His parents, Art and Lei Norman, began shopping for vineyard land in 1971. An engineer, Art Norman learned winemaking from his father, Art Norman Sr., while growing up in Oakland.
They purchased the acreage on Vineyard Drive in the Adelaida region and sold grapes to local producers, including Gary Eberle’s Estrella River Winery.
“We were looking for 2 acres and ended up with 40,” Lei Norman said. “We planted the first 10 acres by ourselves, vine by vine by vine.”
After crafting its first bottles in 1992, Norman Vineyards opened the winery the next year.
In 2005, it brought Felten on as general manager and winemaker. As director of winemaking for Eos Estate Winery for the previous decade, he was well acquainted with the Normans.
“I’d always wanted to work for Art,” Felten said. “He must have known he was getting close to passing the baton.
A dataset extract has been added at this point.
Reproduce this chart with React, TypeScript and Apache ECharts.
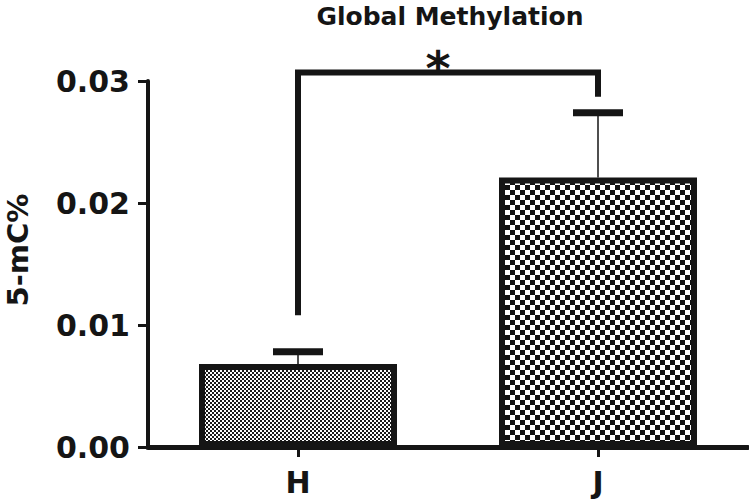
import React, { useEffect, useRef } from "react";
import * as echarts from "echarts";

// ---- data ----
const categories = ["H", "J"];
const means = [0.0068, 0.0221];
const sem = [0.001, 0.0053];
const yTicks = [0, 0.01, 0.02, 0.03];
const bracketTop = 0.0307;
const bracketLeftEnd = 0.0108;
const bracketRightEnd = 0.0287;
const sigLabel = "*";
const titleText = "Global Methylation";
const yName = "5-mC%";

const INK = "#151515";
const FONT = "'DejaVu Sans', sans-serif";

function makeChecker(cell: number, fg: string, bg: string) {
  const c = document.createElement("canvas");
  c.width = cell * 2;
  c.height = cell * 2;
  const ctx = c.getContext("2d")!;
  ctx.fillStyle = bg;
  ctx.fillRect(0, 0, cell * 2, cell * 2);
  ctx.fillStyle = fg;
  ctx.fillRect(0, 0, cell, cell);
  ctx.fillRect(cell, cell, cell, cell);
  return c;
}

export default function App() {
  const ref = useRef<HTMLDivElement>(null);

  useEffect(() => {
    if (!ref.current) return;
    const chart = echarts.init(ref.current, null, { renderer: "svg" });
    const fineCanvas = makeChecker(2, "#1a1a1a", "#ffffff");
    const coarseCanvas = makeChecker(5, "#111111", "#ffffff");
    const patterns = [
      { image: fineCanvas, repeat: "repeat", imageWidth: 4, imageHeight: 4 },
      { image: coarseCanvas, repeat: "repeat", imageWidth: 10, imageHeight: 10 },
    ];

    const option: any = {
      animation: false,
      backgroundColor: "#ffffff",
      grid: {
        left: 148,
        right: 1,
        top: 81,
        bottom: 53,
        containLabel: false,
        outerBoundsMode: "none",
      },
      xAxis: {
        type: "category",
        data: categories,
        axisLine: { show: true, lineStyle: { color: INK, width: 5 } },
        axisTick: {
          show: true,
          alignWithLabel: true,
          length: 10,
          lineStyle: { color: INK, width: 3 },
        },
        axisLabel: {
          color: INK,
          fontFamily: FONT,
          fontWeight: "bold",
          fontSize: 30,
          margin: 20,
        },
        splitLine: { show: false },
      },
      yAxis: {
        type: "value",
        min: yTicks[0],
        max: yTicks[yTicks.length - 1],
        interval: 0.01,
        axisLine: { show: true, lineStyle: { color: INK, width: 4 } },
        axisTick: { show: true, length: 10, lineStyle: { color: INK, width: 3 } },
        axisLabel: {
          color: INK,
          fontFamily: FONT,
          fontWeight: "bold",
          fontSize: 30,
          margin: 18,
          formatter: (v: number) => v.toFixed(2),
        },
        splitLine: { show: false },
      },
      graphic: [
        {
          type: "text",
          x: 450,
          y: 16,
          style: {
            text: titleText,
            fill: INK,
            font: `bold 25px ${FONT}`,
            textAlign: "center",
            textVerticalAlign: "middle",
          },
        },
        {
          type: "text",
          x: 18,
          y: 250,
          rotation: Math.PI / 2,
          style: {
            text: yName,
            fill: INK,
            font: `bold 29px ${FONT}`,
            textAlign: "center",
            textVerticalAlign: "middle",
          },
        },
      ],
      series: [
        {
          type: "bar",
          barWidth: 198,
          data: means.map((v, i) => ({
            value: v,
            itemStyle: {
              color: patterns[i],
              borderColor: INK,
              borderWidth: 6,
            },
          })),
          z: 2,
        },
        {
          type: "custom",
          z: 3,
          data: means.map((m, i) => [i, m, m + sem[i]]),
          renderItem: (params: any, api: any) => {
            const x = api.value(0);
            const lo = api.coord([x, api.value(1)]);
            const hi = api.coord([x, api.value(2)]);
            return {
              type: "group",
              children: [
                {
                  type: "line",
                  shape: { x1: lo[0], y1: lo[1], x2: hi[0], y2: hi[1] },
                  style: { stroke: INK, lineWidth: 1.5 },
                },
                {
                  type: "rect",
                  shape: { x: hi[0] - 25, y: hi[1] - 3.5, width: 50, height: 7 },
                  style: { fill: INK },
                },
              ],
            };
          },
        },
        {
          type: "custom",
          z: 4,
          clip: false,
          data: [[0, 1, bracketLeftEnd, bracketTop, bracketRightEnd]],
          renderItem: (params: any, api: any) => {
            const a = api.coord([api.value(0), api.value(2)]);
            const b = api.coord([api.value(0), api.value(3)]);
            const c = api.coord([api.value(1), api.value(3)]);
            const d = api.coord([api.value(1), api.value(4)]);
            return {
              type: "group",
              children: [
                {
                  type: "polyline",
                  shape: { points: [a, b, c, d] },
                  style: { stroke: INK, lineWidth: 6, fill: null, lineJoin: "miter" },
                },
                {
                  type: "text",
                  x: (b[0] + c[0]) / 2 - 10,
                  y: b[1] - 4,
                  style: {
                    text: sigLabel,
                    fill: INK,
                    font: `bold 48px ${FONT}`,
                    textAlign: "center",
                    textVerticalAlign: "middle",
                  },
                },
              ],
            };
          },
        },
      ],
    };

    chart.setOption(option);
    return () => chart.dispose();
  }, []);

  return (
    <div
      ref={ref}
      style={{ position: "fixed", left: 0, top: 0, width: 749, height: 500 }}
    />
  );
}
I was going to work with him for two or three years.”
But in 2006, Art Norman died.
“I was not the salesman, my husband was,” his widow said. “I think it’s time for the younger generation to take over.”
Now 70, Lei Norman officially retired on New Year’s Day.
She will still be involved with bookkeeping and other aspects, but has given control to her son, who is also a chef. He has the same outgoing traits, she said, that made her husband successful at selling.
Planning to do more volunteer work, she will also move from her home on the winery property to live in the city.
Her son has brought a more youthful, rockabilly vibe to Norman Vineyards and its tasting room.
“He’s attracted a younger crowd that’s into classic cars, tattoos and old rock and roll,” Felten said. That’s a great market to tap into.”
The younger Norman also plans to eliminate small lots of higher-priced, reserve wine available only to wine club members.
Existing stock ranges from about $13 to $42 a bottle. Felten said its most popular wine, The Monster Zinfandel, sells for between $25 and $28.
With distribution in 48 U.S. states, Canada, China, Japan, Germany and Belgium, Norman will focus on the more popular wines.
New releases will be in the $20 range.
“I’m going to streamline and basically go back to what we started with: zinfandel, cabernet sauvignon, Bordeaux blends, pinot grigio, chardonnay and white zinfandel,” the younger Norman said. “The seven wines that I sell (the most) are at about a $25 price point.”
Current annual production is 7,000 cases — much lower than the 25,000 cases anticipated from the 2005 vintage.
“We sold a lot of bulk wine,” Felten said. “We still have quite a bit of inventory to burn through. It really doesn’t make sense for us to keep this facility.”
Felten gave his 90-day notice Tuesday. Norman plans to keep the other four full-time workers, whom he considers part of the family.
Felten Cellars will release its first wines this summer, including a pinot noir in the traditional Burgundian style. The grapes are from Will Webster’s vineyard, Felten said. It will sell in the low $30 range.
He is still looking for a quality white wine for his initial release. Starting with 500 cases, Felten plans to slowly build to a maximum of 2,000 a year.
“I’ve always wanted to have my own small brand,” Felten said. But he added: “I’m emotionally invested in the Norman brand and Art’s legacy. I’m going to certainly continue my relationship with Jim and Lei for years to come.”